Le souci qui vient s'ajouter à cela est que l'enveloppe métallique conduit justement la chaleur. On la chauffe, et la chaleur se répartit rapidement sur l'ensemble de l'élément. C'est à la fois un avantage et un inconvénient : ça évite qu'un point devienne localement trop chaud et fonde le nylon, mais ça empêche la soudure de fondre car la surface n'atteint par les 300°C nécessaires !

Il faut alors développer des techniques spéciales.

Il faut vraiment des nerfs solides. Mais ça marche. Et pour commencer par le plus facile, deux ensemble de 3 éléments sont assemblés. Pour faciliter la soudure des connexions, les languettes sont étamées préalablement.

Le plus casse-douille était l'assemblage des 3 autres éléments, qu'on ne peut effectuer qu'en situation dans l'emballage plastique. Je passe sur tous les détails mais en gros, il faut plusieurs fils (donc risques d'erreurs et de fragilité mécanique) et la soudure entre deux éléments tête-bêche est très très difficile si on veut que l'épaisseur de la soudure soit presque nulle. J'ai bien failli abandonner à ce niveau mais j'ai un peu déformé le plastique pour que cela tienne.

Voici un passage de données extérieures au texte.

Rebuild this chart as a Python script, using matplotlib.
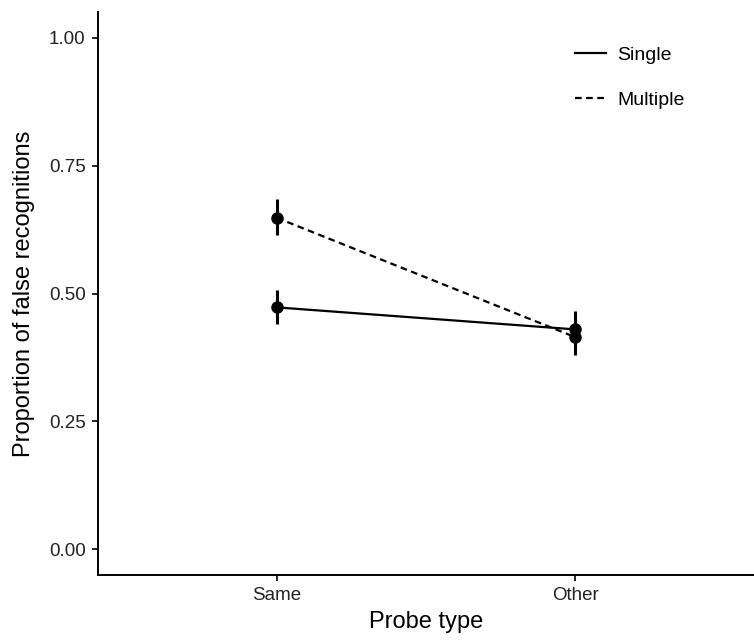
import numpy as np
import matplotlib.pyplot as plt

plt.rcParams['font.family'] = ['Liberation Sans', 'DejaVu Sans']

# probe types and mean proportions of false recognitions
probe_types = ["Same", "Other"]
single_mean = [0.473, 0.430]
single_lo = [0.440, 0.395]
single_hi = [0.507, 0.465]
multiple_mean = [0.648, 0.415]
multiple_lo = [0.615, 0.380]
multiple_hi = [0.685, 0.450]

fig = plt.figure(figsize=(7.54, 6.41), dpi=100)
ax = fig.add_axes([0.130, 0.103, 0.870, 0.878])

xs = np.arange(1, len(probe_types) + 1)

def draw_series(mean, lo, hi, style, label):
    mean = np.array(mean)
    yerr = [mean - np.array(lo), np.array(hi) - mean]
    ax.errorbar(xs, mean, yerr=yerr, fmt='none', ecolor='black',
                elinewidth=2.2, capsize=0, linestyle=style)
    ax.plot(xs, mean, color='black', linestyle=style, linewidth=1.6, label=label)
    ax.plot(xs, mean, 'o', color='black', markersize=8)

draw_series(single_mean, single_lo, single_hi, '-', 'Single')
draw_series(multiple_mean, multiple_lo, multiple_hi, (0, (3, 2)), 'Multiple')

ax.set_xlim(0.4, 2.6)
ax.set_ylim(-0.05, 1.05)
ax.set_xticks(xs)
ax.set_xticklabels(probe_types)
ax.set_yticks([0, 0.25, 0.5, 0.75, 1.0])
ax.set_yticklabels(["0.00", "0.25", "0.50", "0.75", "1.00"])
ax.tick_params(labelsize=13.5, labelcolor='#222222', length=4, width=1.2, pad=5)

for side in ['top', 'right']:
    ax.spines[side].set_visible(False)
for side in ['left', 'bottom']:
    ax.spines[side].set_linewidth(1.4)

ax.set_xlabel("Probe type", fontsize=17, labelpad=5)
ax.set_ylabel("Proportion of false recognitions", fontsize=17, labelpad=10)

ax.legend(loc='upper left', bbox_to_anchor=(0.70, 0.97), frameon=False,
          fontsize=14, handlelength=1.6, labelspacing=1.4, handletextpad=0.6)

fig.savefig("out.png", dpi=100)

Une fois les 3 ensembles en place et connectés indépendament, ils sont tous mis en parallèle et mis à charger pendant la nuit, afin d'équilibrer tous les éléments.

La remise en route

Après équilibrage, les connexions sont changées et mises en série.

J'ai eu droit à une surdose d'adrénaline à cause d'un contact accidentel entre deux zones que je croyais isolées. Heureusement, le fil utilisé était (ironiquement) de mauvaise qualité et l'odeur de l'isolant fondu m'a immédiatement donné l'alarme. Je n'ose imaginer ce qui se serait passé si le fil avait été isolé au silicone comme c'est la règle.

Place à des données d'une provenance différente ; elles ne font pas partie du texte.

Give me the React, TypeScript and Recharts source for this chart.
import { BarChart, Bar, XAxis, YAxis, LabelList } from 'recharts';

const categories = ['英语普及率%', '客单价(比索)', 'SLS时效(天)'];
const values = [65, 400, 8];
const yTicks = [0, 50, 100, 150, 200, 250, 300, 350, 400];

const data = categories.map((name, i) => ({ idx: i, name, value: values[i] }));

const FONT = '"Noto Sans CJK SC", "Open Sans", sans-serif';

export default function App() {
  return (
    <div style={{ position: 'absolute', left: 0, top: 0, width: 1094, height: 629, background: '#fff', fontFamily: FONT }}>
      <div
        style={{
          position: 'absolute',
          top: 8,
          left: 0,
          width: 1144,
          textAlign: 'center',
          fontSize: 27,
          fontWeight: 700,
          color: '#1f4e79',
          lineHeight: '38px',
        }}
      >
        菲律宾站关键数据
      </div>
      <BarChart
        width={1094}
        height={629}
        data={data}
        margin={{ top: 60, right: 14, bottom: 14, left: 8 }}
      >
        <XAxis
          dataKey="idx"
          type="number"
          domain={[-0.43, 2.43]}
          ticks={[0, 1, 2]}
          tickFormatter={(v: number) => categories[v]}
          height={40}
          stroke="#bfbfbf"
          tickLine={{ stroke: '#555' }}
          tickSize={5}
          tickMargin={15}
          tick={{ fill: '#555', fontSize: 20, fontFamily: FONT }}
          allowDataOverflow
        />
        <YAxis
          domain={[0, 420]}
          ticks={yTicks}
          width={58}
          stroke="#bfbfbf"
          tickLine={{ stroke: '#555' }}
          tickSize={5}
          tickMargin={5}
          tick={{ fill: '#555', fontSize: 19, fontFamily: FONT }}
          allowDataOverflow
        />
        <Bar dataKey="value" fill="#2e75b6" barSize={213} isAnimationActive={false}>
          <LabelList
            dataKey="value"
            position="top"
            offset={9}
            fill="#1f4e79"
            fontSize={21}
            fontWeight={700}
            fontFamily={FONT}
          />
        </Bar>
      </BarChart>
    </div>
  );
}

Puis le circuit de contrôle est placé dans son logement. Les connexions sont restaurées (toujours de la masse vers la tension la plus élevée) entre les nouveaux éléments et le contrôleur. Enfin les bâtons "de secours" sont déconnectés (du plus vers le moins).

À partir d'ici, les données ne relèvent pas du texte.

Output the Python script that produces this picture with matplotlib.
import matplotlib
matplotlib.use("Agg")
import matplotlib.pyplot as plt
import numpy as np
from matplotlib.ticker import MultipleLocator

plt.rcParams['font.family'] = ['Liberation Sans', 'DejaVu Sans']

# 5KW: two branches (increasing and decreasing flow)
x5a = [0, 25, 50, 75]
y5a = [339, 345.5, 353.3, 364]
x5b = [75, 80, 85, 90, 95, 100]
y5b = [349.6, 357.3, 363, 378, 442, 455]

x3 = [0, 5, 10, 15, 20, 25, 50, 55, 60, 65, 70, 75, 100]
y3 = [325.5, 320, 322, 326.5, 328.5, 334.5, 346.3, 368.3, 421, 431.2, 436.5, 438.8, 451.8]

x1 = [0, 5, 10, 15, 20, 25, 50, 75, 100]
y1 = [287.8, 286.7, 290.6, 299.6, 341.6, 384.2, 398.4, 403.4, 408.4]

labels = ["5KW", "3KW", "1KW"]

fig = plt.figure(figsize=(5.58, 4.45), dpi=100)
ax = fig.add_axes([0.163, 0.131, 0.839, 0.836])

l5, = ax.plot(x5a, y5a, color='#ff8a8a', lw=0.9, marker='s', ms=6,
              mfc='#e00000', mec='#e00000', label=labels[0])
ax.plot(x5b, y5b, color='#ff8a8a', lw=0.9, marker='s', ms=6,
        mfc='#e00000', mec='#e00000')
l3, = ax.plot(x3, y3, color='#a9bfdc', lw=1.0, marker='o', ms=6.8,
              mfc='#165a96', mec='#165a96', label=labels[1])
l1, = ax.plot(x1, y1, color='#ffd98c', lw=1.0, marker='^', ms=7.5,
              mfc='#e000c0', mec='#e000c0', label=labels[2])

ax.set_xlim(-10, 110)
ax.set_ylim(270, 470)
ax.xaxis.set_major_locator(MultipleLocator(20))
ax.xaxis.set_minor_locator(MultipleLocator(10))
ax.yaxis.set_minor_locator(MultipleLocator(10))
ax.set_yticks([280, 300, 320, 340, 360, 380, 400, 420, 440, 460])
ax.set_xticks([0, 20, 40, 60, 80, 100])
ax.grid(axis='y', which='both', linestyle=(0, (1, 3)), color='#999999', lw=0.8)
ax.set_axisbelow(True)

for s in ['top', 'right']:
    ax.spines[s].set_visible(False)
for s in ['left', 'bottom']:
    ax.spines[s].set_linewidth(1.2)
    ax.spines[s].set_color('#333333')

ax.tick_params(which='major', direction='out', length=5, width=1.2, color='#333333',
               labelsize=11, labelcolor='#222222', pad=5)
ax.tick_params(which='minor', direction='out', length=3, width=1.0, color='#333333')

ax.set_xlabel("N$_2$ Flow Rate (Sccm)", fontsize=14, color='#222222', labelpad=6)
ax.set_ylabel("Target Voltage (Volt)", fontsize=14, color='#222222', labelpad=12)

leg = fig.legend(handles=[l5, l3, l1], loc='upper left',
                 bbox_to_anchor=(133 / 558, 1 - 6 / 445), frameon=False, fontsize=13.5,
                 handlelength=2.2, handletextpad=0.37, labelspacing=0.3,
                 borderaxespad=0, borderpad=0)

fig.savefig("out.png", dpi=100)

Les fils et tous les points non isolés sont renforcés et protégés par du ruban adhésif. Ce n'est peut-être pas excellent car l'adhésif risque de mal vieillir, mais c'est mieux que rien.

L'épaisseur a augmenté d'un ou deux millimètres aussi, mais le pack rentre normalement dans l'ordinateur malgré tout.

Happy end

Quelques jours plus tard, Bernard m'appelle pour me remercier : après plusieurs cycles de charge/décharge totales, l'autonomie de son portable a sensiblement augmenté par rapport au pack précédent (je ne me souviens plus de combien mais c'est conséquent :-)). Au contraire, c'est moi qui le remercie pour m'avoir commandé des éléments supplémentaires de toutes formes pour ma collection personnelle :-D

J'ai passé pas mal de temps sur cette histoire, peut-être une vingtaine d'heures ou plus, mais c'est globalement un succès, largement dû à de la chance, beaucoup de préparation et des bonnes conditions de travail (c'est tout l'intérêt d'un atelier personnel et d'outils adaptés !).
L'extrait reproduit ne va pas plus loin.